**EXERCISE DIRECTIONS**
Include the line containing "import plotly.graph_objects as go" and all lines before it, repeated exactly from the listing below, without pictures.

**DATASET CONTENT**

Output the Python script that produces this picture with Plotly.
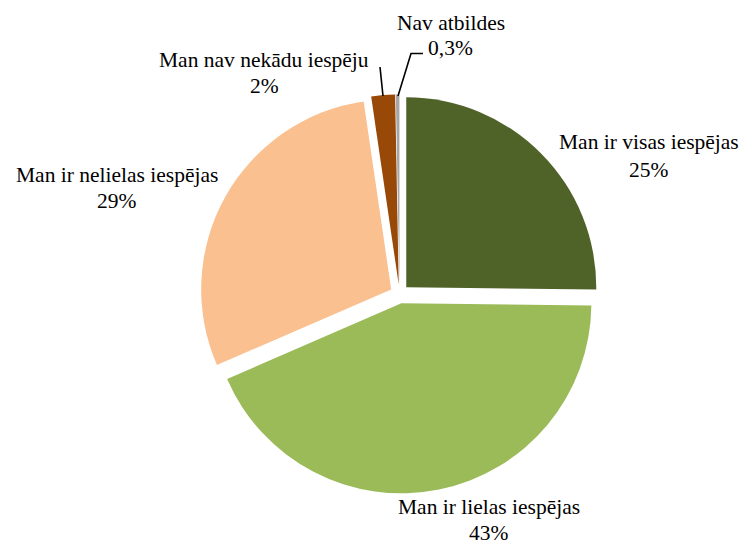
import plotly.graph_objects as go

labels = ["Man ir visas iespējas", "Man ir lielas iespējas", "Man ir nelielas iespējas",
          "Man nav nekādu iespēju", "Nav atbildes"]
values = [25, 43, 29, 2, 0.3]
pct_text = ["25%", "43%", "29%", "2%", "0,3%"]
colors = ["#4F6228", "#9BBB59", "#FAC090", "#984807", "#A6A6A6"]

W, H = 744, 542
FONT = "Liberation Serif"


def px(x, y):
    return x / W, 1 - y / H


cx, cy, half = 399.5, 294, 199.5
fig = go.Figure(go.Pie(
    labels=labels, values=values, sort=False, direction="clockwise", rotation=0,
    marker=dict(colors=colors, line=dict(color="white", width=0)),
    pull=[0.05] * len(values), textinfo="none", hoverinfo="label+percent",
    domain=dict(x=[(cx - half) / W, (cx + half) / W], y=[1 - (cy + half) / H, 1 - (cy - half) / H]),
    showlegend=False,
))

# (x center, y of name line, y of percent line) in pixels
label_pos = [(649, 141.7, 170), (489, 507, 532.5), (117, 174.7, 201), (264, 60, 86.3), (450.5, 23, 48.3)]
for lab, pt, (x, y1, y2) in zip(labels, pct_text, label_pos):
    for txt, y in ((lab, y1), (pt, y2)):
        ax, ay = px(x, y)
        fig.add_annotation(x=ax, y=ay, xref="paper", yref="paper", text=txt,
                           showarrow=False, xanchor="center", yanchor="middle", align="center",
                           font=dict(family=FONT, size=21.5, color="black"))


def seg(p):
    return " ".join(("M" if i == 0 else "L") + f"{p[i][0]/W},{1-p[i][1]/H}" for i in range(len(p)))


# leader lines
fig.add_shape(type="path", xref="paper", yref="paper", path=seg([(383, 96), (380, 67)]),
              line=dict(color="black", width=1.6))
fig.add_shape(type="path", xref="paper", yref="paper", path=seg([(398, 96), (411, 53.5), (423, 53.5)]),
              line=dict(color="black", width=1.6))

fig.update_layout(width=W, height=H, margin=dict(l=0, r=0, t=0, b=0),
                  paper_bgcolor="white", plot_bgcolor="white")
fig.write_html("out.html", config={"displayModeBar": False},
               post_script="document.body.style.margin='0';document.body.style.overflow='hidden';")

**FINISHED EXERCISE**
Output the Python script that produces this picture with Plotly.
import plotly.graph_objects as go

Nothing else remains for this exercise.